Inline skating is a fun way to get in shape and stay fit especially on warm sunny days when it’s a lot more enjoyable to exercise outdoors than on a treadmill or exercise bike indoors at the gym. These days most cities have nicely paved paths through parkland, beach and waterfront areas to make your rollerblading experience more enjoyable. Unfortunately depending on where you live, you may not be able to or want to rollerblade all year round.
There are many benefits to be derived from inline skating. It’s much easier and safer on the knees and back than jogging since your legs aren’t taking as much pounding against a hard surface. You don’t have to travel as far as cycling to get maximum benefits. Along with a great cardiovascular workout, blading provides you with a fantastic lower body workout by strengthening and toning your thighs, gluteus, calves and hamstrings. It’s like doing thousands of lunges using your own body weight without even realizing it or getting bored!

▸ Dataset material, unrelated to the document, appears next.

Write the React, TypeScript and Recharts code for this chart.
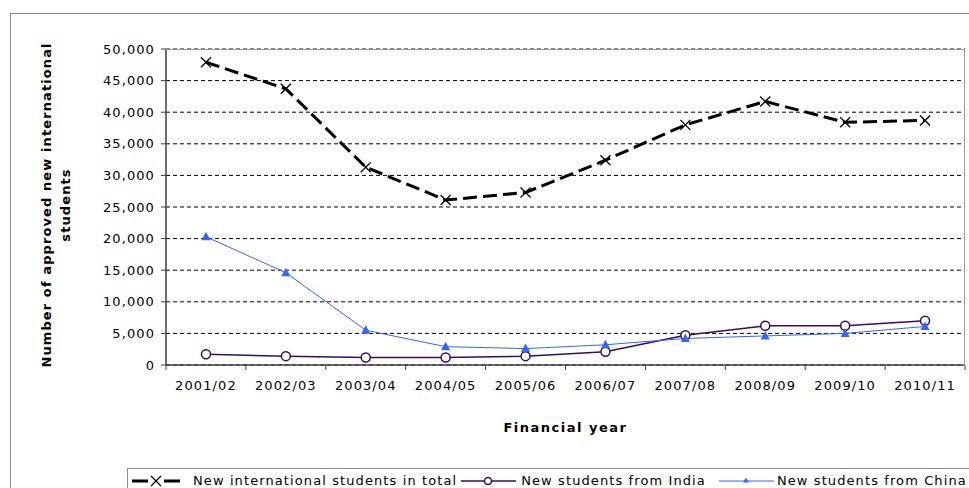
import { LineChart, Line, XAxis, YAxis, CartesianGrid, Label } from 'recharts'

const years = ['2001/02', '2002/03', '2003/04', '2004/05', '2005/06', '2006/07', '2007/08', '2008/09', '2009/10', '2010/11']
const totalStudents = [47900, 43700, 31300, 26100, 27300, 32400, 38000, 41700, 38400, 38700]
const indiaStudents = [1700, 1400, 1200, 1200, 1400, 2100, 4700, 6200, 6200, 7000]
const chinaStudents = [20300, 14600, 5500, 2900, 2600, 3200, 4200, 4600, 5000, 6100]
const yTicks = [0, 5000, 10000, 15000, 20000, 25000, 30000, 35000, 40000, 45000, 50000]

const seriesNames = {
  total: 'New international students in total',
  india: 'New students from India',
  china: 'New students from China',
}

const data = years.map((year, i) => ({
  year,
  total: totalStudents[i],
  india: indiaStudents[i],
  china: chinaStudents[i],
}))

const FONT = '"DejaVu Sans", Verdana, sans-serif'
const INDIA = '#3a0b58'
const CHINA = '#3366ff'
const AXIS = '#404040'

// half of one category slot: (plot width 799 / 10) / 2
const HALF_STEP = 39.95

const tickStyle = { fill: '#000', fontSize: 13, fontFamily: FONT, letterSpacing: 1.1 }

const CrossDot = (props: any) => {
  const { cx, cy } = props
  if (cx == null || cy == null) return null
  const s = 5
  return (
    <g stroke="#000" strokeWidth={1.3}>
      <line x1={cx - s} y1={cy - s} x2={cx + s} y2={cy + s} />
      <line x1={cx - s} y1={cy + s} x2={cx + s} y2={cy - s} />
    </g>
  )
}

const TriangleDot = (props: any) => {
  const { cx, cy } = props
  if (cx == null || cy == null) return null
  return <path d={`M${cx},${cy - 5} L${cx + 4.5},${cy + 3.5} L${cx - 4.5},${cy + 3.5} Z`} fill={CHINA} />
}

// category label in the middle of its slot, tick marks on the slot edges
const YearTick = (props: any) => {
  const { x, y, payload, index } = props
  const axisY = y - 16
  const last = index === years.length - 1
  return (
    <g>
      <line x1={x - HALF_STEP} y1={axisY} x2={x - HALF_STEP} y2={axisY + 5} stroke={AXIS} />
      {last && <line x1={x + HALF_STEP} y1={axisY} x2={x + HALF_STEP} y2={axisY + 5} stroke={AXIS} />}
      <text x={x} y={y} dy="0.71em" textAnchor="middle" style={tickStyle}>
        {payload.value}
      </text>
    </g>
  )
}

const YTitle = (props: any) => {
  const vb = props.viewBox || { y: 49, height: 316 }
  const cy = vb.y + vb.height / 2
  const style = { fontFamily: FONT, fontSize: 13, fontWeight: 700, letterSpacing: 1.1 }
  return (
    <g>
      <text transform={`translate(47, ${cy - 2}) rotate(-90)`} textAnchor="middle" dominantBaseline="middle" style={style}>
        Number of approved new international
      </text>
      <text transform={`translate(66, ${cy - 2}) rotate(-90)`} textAnchor="middle" dominantBaseline="middle" style={style}>
        students
      </text>
    </g>
  )
}

const XTitle = (props: any) => {
  const vb = props.viewBox || { x: 166, width: 799, y: 365 }
  return (
    <text
      x={vb.x + vb.width / 2}
      y={428}
      textAnchor="middle"
      dominantBaseline="middle"
      style={{ fontFamily: FONT, fontSize: 13, fontWeight: 700, letterSpacing: 1.5 }}
    >
      Financial year
    </text>
  )
}

const legendText = { fontFamily: FONT, fontSize: 13, letterSpacing: 1.1, color: '#000', whiteSpace: 'nowrap' as const }

export default function App() {
  return (
    <div style={{ position: 'absolute', left: 0, top: 0, width: 969, height: 488, overflow: 'hidden', background: '#fff' }}>
      {/* outer chart frame, cut off on the right and bottom like the source */}
      <div style={{ position: 'absolute', left: 10, top: 13, width: 1000, height: 520, border: '1px solid #8c8c8c' }} />
      <div style={{ position: 'absolute', left: 0, top: 0 }}>
        <LineChart width={969} height={488} data={data} margin={{ top: 49, right: 4, left: 0, bottom: 0 }}>
          <CartesianGrid vertical={false} stroke="#000" strokeDasharray="4 3" />
          <XAxis
            dataKey="year"
            height={123}
            padding={{ left: HALF_STEP, right: HALF_STEP }}
            tick={<YearTick />}
            tickLine={false}
            axisLine={{ stroke: AXIS, strokeWidth: 1.5 }}
            tickSize={5}
            tickMargin={11}
            interval={0}
          >
            <Label content={<XTitle />} />
          </XAxis>
          <YAxis
            width={166}
            domain={[0, 50000]}
            ticks={yTicks}
            tick={tickStyle}
            tickLine={{ stroke: AXIS }}
            axisLine={{ stroke: AXIS, strokeWidth: 1.5 }}
            tickSize={5}
            tickMargin={6}
            tickFormatter={(v) => Number(v).toLocaleString('en-US')}
            interval={0}
          >
            <Label content={<YTitle />} />
          </YAxis>
          <Line
            dataKey="total"
            name={seriesNames.total}
            type="linear"
            stroke="#000"
            strokeWidth={3}
            strokeDasharray="14 6"
            dot={(p: any) => <CrossDot {...p} key={p.key} />}
            isAnimationActive={false}
          />
          <Line
            dataKey="india"
            name={seriesNames.india}
            type="linear"
            stroke={INDIA}
            strokeWidth={1.5}
            dot={{ r: 4.5, fill: '#fff', stroke: INDIA, strokeWidth: 1.5 }}
            isAnimationActive={false}
          />
          <Line
            dataKey="china"
            name={seriesNames.china}
            type="linear"
            stroke={CHINA}
            strokeWidth={1}
            dot={(p: any) => <TriangleDot {...p} key={p.key} />}
            isAnimationActive={false}
          />
        </LineChart>
      </div>
      {/* plot area frame (top / right) */}
      <div style={{ position: 'absolute', left: 166, top: 48.5, width: 798, height: 316, borderTop: '1px solid #9a9a9a', borderRight: '1px solid #9a9a9a' }} />
      {/* legend */}
      <div
        style={{
          position: 'absolute',
          left: 127,
          top: 468,
          width: 900,
          height: 40,
          border: '1px solid #8c8c8c',
          display: 'flex',
          alignItems: 'flex-start',
          paddingTop: 4,
          boxSizing: 'border-box',
        }}
      >
        <svg width={48} height={16} style={{ marginLeft: 4, flex: 'none' }}>
          <line x1={0} y1={8} x2={16} y2={8} stroke="#000" strokeWidth={3} />
          <line x1={32} y1={8} x2={48} y2={8} stroke="#000" strokeWidth={3} />
          <CrossDot cx={24} cy={8} />
        </svg>
        <span style={{ ...legendText, marginLeft: 13 }}>{seriesNames.total}</span>
        <svg width={55} height={16} style={{ marginLeft: 4, flex: 'none' }}>
          <line x1={0} y1={8} x2={55} y2={8} stroke={INDIA} strokeWidth={1.5} />
          <circle cx={27} cy={8} r={3.5} fill="#fff" stroke={INDIA} strokeWidth={1.5} />
        </svg>
        <span style={{ ...legendText, marginLeft: 5 }}>{seriesNames.india}</span>
        <svg width={55} height={16} style={{ marginLeft: 13, flex: 'none' }}>
          <line x1={0} y1={8} x2={55} y2={8} stroke={CHINA} strokeWidth={1} />
          <path d="M27,4.5 L30,9.5 L24,9.5 Z" fill={CHINA} />
        </svg>
        <span style={{ ...legendText, marginLeft: 3 }}>{seriesNames.china}</span>
      </div>
    </div>
  )
}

You should try to combine blading with strength training exercises with weights such as leg extensions, leg presses and calf raises to name a few. This will ensure that your muscles and bones remain strong and it helps to prevent any possible injuries from occurring.
Before you begin inline skating, you may want to do a little bit of light stretching particularly focusing on your thighs and hamstrings. Right now there is debate over whether or not to stretch before exercising. I believe you should do what feels best for you. Also, the first few minutes should be done at a slower pace as a warm up for your muscles.
Rollerblading is extremely safe once you get proficient at it. Rarely will you fall by yourself. If you do, it’s usually a result of your surroundings. No different than cycling or walking on a sidewalk. To prevent injuries and scrapes, you may wish to purchase elbow, wrist and knee pads plus a helmet.
If you’re new to this sport, I suggest you either borrow a pair from a friend or rent a pair just to try it out, get a feel. When you’re ready to buy a pair there are a few things to look for. If you’re going to buy a really cheap pair I’ll guarantee you that you will not enjoy inline skating. What I suggest that you buy a pair in the mid-price range.
What should you look for in a pair of inline skates? The obvious being that the boot fits your feet properly in a pair of sports socks. If you feel the boot rubbing against your ankles or your toes rubbing inside the boot, try another pair because ill-fitted boots will result in blisters and sore feet. Just like a badly fitting pair of running shoes.
It will be better if you use laces for the boot with one plastic or Velcro strap at the top and soft boots with plastic heel and bottom moldings for extra support. Soft boots with no plastic molding support usually give way to your ankle over time. Wheels should be in the 76-78mm range. 80mm is too big a wheel for most people. Look for bearings with ABEC 4-5. Most quality inline skates come with ABEC 5 bearings nowadays anyway.
Inline skates are easy to maintain. The wheels need to be rotated every once in a while to prevent uneven wearing out. So if you use them 3 times a week, monthly is fine or take a look for how much wear there is on the wheels. The bearings need to be lubricated too.
You can do it by removing the wheel bearings assembly and wiping the surface of any dirt and then spraying the entire wheel bearing assembly with lubricant. You don’t have to remove the bearings from the assembly casing because usually there is only very little dirt gets in there and it’s a lot of work to completely remove and put it back together again.